The Australian dollar which has traded back to down to 1.02 USD had steady momentum for about 12 hours straight as it peaked at 1.03 USD just after midnight local time.  Yet with these rumours hitting the market the local unit has shed about half of the gain. 

The Euro obviously suffered larger falls with overnight highs of 1.348 USD met with a 0.9 cents decline through to the close of US equity markets.   The credit ratings will put further pressure on Government bond auctions and the ability for the European Financial Stability Facility and with the S&P previous cut of the US rating from AAA to AA+ expectations would be for the cut to occur.  

The session did see Italian funding costs drop back to 6.16% for ten year bonds as Italian PM Mario Monti begins the process of pushing through Austerity package with an aim to recoup 30 billion euro.   

The package includes an increase to the pension age from 62 to 66 and a range of increases on property and luxury items.  20 billion is set for will go towards the deficit while 10 billion will go towards stimulating growth as the Italian economy stairs down its 5 recession since 2001 next year.   These moves were the primary driver for gains in the European session with markets strength a vote of confidence to Monti's much need structural reforms.
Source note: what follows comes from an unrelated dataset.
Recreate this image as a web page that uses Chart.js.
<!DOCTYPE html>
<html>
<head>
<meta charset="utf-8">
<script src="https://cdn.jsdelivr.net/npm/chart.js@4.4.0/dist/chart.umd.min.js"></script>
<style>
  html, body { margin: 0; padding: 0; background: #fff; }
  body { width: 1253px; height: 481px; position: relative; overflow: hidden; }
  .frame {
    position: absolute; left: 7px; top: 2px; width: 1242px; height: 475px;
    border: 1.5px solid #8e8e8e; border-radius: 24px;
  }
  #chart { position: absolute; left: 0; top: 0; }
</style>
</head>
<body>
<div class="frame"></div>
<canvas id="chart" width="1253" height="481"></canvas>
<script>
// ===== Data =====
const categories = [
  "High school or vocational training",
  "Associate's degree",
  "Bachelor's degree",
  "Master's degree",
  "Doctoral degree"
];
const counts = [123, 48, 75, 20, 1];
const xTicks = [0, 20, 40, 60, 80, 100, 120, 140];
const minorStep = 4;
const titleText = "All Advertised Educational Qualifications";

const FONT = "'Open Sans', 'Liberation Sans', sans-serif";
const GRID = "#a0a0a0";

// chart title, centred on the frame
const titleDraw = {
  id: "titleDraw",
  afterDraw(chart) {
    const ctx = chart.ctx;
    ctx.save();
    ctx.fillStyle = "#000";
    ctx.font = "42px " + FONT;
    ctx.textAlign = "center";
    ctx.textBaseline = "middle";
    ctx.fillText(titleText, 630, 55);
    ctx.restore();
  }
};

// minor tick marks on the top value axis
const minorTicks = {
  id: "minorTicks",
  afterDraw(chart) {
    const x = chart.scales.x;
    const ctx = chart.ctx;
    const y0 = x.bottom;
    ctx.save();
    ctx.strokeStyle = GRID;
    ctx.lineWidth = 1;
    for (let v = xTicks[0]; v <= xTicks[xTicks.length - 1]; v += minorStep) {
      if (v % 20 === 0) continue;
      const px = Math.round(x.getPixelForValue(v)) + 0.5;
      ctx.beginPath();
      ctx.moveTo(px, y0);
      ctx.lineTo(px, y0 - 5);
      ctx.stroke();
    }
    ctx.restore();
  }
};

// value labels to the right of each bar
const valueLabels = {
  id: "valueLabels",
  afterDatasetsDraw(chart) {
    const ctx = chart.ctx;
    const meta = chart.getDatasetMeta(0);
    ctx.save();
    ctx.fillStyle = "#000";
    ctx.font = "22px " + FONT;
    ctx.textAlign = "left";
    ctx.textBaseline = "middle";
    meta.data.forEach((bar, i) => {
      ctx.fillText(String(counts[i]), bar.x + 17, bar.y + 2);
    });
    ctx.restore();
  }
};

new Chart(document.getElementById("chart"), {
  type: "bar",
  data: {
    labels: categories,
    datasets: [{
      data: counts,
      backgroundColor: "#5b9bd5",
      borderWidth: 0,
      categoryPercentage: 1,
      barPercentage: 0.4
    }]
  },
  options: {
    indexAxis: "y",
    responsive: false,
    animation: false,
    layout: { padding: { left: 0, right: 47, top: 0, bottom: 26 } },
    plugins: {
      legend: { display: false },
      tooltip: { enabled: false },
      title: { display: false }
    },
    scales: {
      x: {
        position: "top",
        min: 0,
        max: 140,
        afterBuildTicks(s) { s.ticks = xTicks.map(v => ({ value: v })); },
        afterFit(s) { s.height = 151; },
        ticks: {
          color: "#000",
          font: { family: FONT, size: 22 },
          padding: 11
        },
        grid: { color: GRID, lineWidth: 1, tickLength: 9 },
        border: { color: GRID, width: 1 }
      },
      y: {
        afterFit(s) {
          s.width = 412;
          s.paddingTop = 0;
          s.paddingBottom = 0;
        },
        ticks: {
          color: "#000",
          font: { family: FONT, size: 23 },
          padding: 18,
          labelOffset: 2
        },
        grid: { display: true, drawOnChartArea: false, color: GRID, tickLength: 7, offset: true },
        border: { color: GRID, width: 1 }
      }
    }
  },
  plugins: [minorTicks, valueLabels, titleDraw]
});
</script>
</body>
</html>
Further confidence was also drawn from a European Union treaty rewrite as Merkel and Sarkozy seek to reinforce unity with the ongoing debt crisis, with a focus on enforcing deficit and debt levels previously agreed to, an enforce penalties on breaches.  The fiscal accord will help dent some expectations of the shared currencies breakdown.
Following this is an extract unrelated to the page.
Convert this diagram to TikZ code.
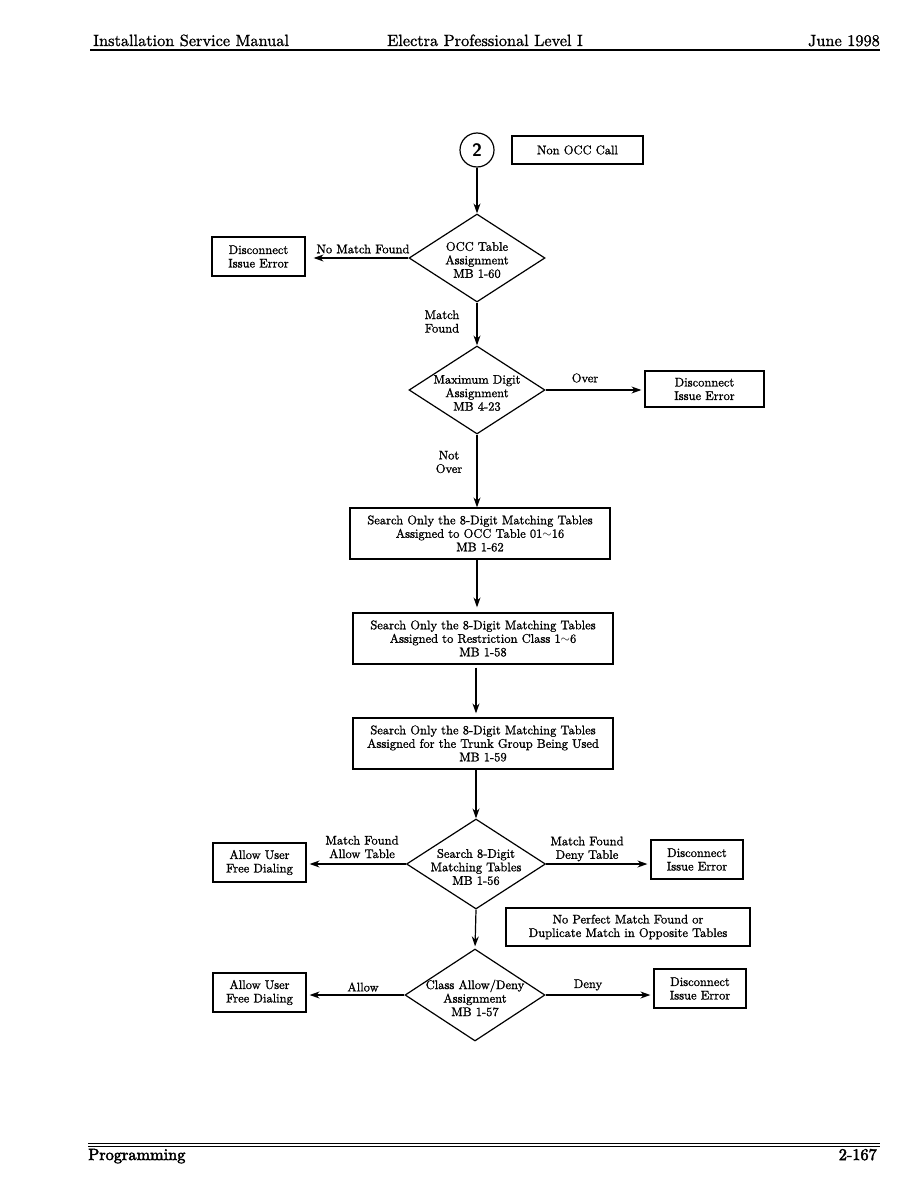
\documentclass[tikz,border=0pt]{standalone}
\usepackage{fontspec}
\setmainfont{lmroman10-regular}[Extension=.otf, BoldFont=lmroman10-bold, RawFeature={embolden=1.2}]
\newfontfamily\ftfont{lmroman10-regular}[Extension=.otf, RawFeature={embolden=3}]
\usetikzlibrary{shapes.geometric,arrows.meta}
\newcommand{\bx}{\fontsize{12.5}{13.5}\selectfont}
\newcommand{\hd}{\fontsize{16.3}{18}\selectfont}
\begin{document}
\begin{tikzpicture}[x=1pt,y=-1pt,
  box/.style={draw, line width=1.2pt, inner sep=0pt, align=center, font=\bx},
  dia/.style={draw, diamond, line width=1.2pt, inner sep=0pt},
  dtext/.style={align=center, font=\bx, inner sep=0pt},
  lbl/.style={align=center, font=\bx, inner sep=0pt},
  arr/.style={-{Stealth[length=10pt,width=7pt]}, line width=1.2pt},
  hdr/.style={font=\hd, inner sep=0pt}]
\useasboundingbox (0,0) rectangle (918,1188);
% header
\node[hdr, anchor=base west] (h1) at (93,46) {Installation Service Manual};
\node[hdr, anchor=base west] (h2) at (387,46) {Electra Professional Level I};
\node[hdr, anchor=base east] (h3) at (880,46) {June 1998};
\draw[line width=1.8pt] (90,50) -- (880,50);
% footer
\draw[line width=0.7pt] (88,1143) -- (880,1143);
\draw[line width=1.8pt] (88,1146.5) -- (880,1146.5);
\node[hdr, anchor=base west, font=\hd\ftfont] (f1) at (88,1160) {Programming};
\node[hdr, anchor=base east, font=\hd\ftfont] (f2) at (877,1160) {2-167};
% start
\node[draw, circle, line width=1.2pt, minimum size=34pt, inner sep=0pt, font=\fontsize{18}{18}\selectfont\sffamily\bfseries] (c2) at (477,150) {2};
\node[box, minimum width=131pt, minimum height=28pt] (nonocc) at (577.5,150) {Non OCC Call};
% diamond 1
\node[dia, minimum width=136pt, minimum height=88pt] (d1) at (477,258) {};
\node[dtext] (d1t) at (477,260) {OCC Table\\Assignment\\MB 1-60};
\node[box, minimum width=93pt, minimum height=39pt] (dis1) at (258.5,256.5) {Disconnect\\Issue Error};
% diamond 2
\node[dia, minimum width=136pt, minimum height=88pt] (d2) at (477,390) {};
\node[dtext] (d2t) at (477,393) {Maximum Digit\\Assignment\\MB 4-23};
\node[box, minimum width=119pt, minimum height=36pt] (dis2) at (704.5,389) {Disconnect\\Issue Error};
% search boxes
\node[box, minimum width=260pt, minimum height=51pt] (s1) at (480,533.5) {Search Only the 8-Digit Matching Tables\\Assigned to OCC Table 01$\sim$16\\MB 1-62};
\node[box, minimum width=260pt, minimum height=51pt] (s2) at (483,638.5) {Search Only the 8-Digit Matching Tables\\Assigned to Restriction Class 1$\sim$6\\MB 1-58};
\node[box, minimum width=260pt, minimum height=51pt] (s3) at (483,743.5) {Search Only the 8-Digit Matching Tables\\Assigned for the Trunk Group Being Used\\MB 1-59};
% diamond 3
\node[dia, minimum width=139pt, minimum height=90pt] (d3) at (476,864) {};
\node[dtext] (d3t) at (476,867) {Search 8-Digit\\Matching Tables\\MB 1-56};
\node[box, minimum width=93pt, minimum height=39pt] (allow1) at (259.5,862.5) {Allow User\\Free Dialing};
\node[box, minimum width=92pt, minimum height=39pt] (dis3) at (697,859.5) {Disconnect\\Issue Error};
\node[box, minimum width=244pt, minimum height=38pt] (noperf) at (628,927) {No Perfect Match Found or\\Duplicate Match in Opposite Tables};
% diamond 4
\node[dia, minimum width=140pt, minimum height=92pt] (d4) at (475,995) {};
\node[dtext] (d4t) at (475,998) {Class Allow/Deny\\Assignment\\MB 1-57};
\node[box, minimum width=93pt, minimum height=39pt] (allow2) at (259.5,992.5) {Allow User\\Free Dialing};
\node[box, minimum width=92pt, minimum height=39pt] (dis4) at (700,988.5) {Disconnect\\Issue Error};
% labels
\node[lbl] (l1) at (363,249) {No Match Found};
\node[lbl] (l2) at (442,321.5) {Match\\Found};
\node[lbl] (l3) at (585,378) {Over};
\node[lbl] (l4) at (449,462) {Not\\Over};
\node[lbl] (l5) at (362,847) {Match Found\\Allow Table};
\node[lbl] (l6) at (587,849) {Match Found\\Deny Table};
\node[lbl] (l7) at (363,987) {Allow};
\node[lbl] (l8) at (588,985) {Deny};
% connectors
\draw[arr] (c2.south) -- (d1.north);
\draw[arr, shorten >=8pt] (d1.west) -- (d1.west -| dis1.east);
\draw[arr] (d1.south) -- (d2.north);
\draw[arr, shorten >=3pt] (d2.east) -- (d2.east -| dis2.west);
\draw[arr] (d2.south) -- (d2.south |- s1.north);
\draw[arr, shorten >=5pt] (d2.south |- s1.south) -- (d2.south |- s2.north);
\draw[arr, shorten <=3pt, shorten >=4pt] (d3.north |- s2.south) -- (d3.north |- s3.north);
\draw[arr] (d3.north |- s3.south) -- (d3.north);
\draw[arr, shorten >=3pt] (d3.west) -- (d3.west -| allow1.east);
\draw[arr, shorten >=3pt] (d3.east) -- (d3.east -| dis3.west);
\draw[arr, shorten >=2pt] (d3.south) -- (d4.north);
\draw[arr, shorten >=3pt] (d4.west) -- (d4.west -| allow2.east);
\draw[arr, shorten >=3pt] (d4.east) -- (d4.east -| dis4.west);
\end{tikzpicture}
\end{document}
Unfortunately for our domestic scribes even though we have a rates decision which puts the focus back on local data it's the European debt concerns that remain the major directive in the near-term.  Inflation, unemployment and growth all are within acceptable ranges, so the RBA is looking at overseas concerns weighing on global markets, and how long the European debt dramas remain a considerable drag on the global economy.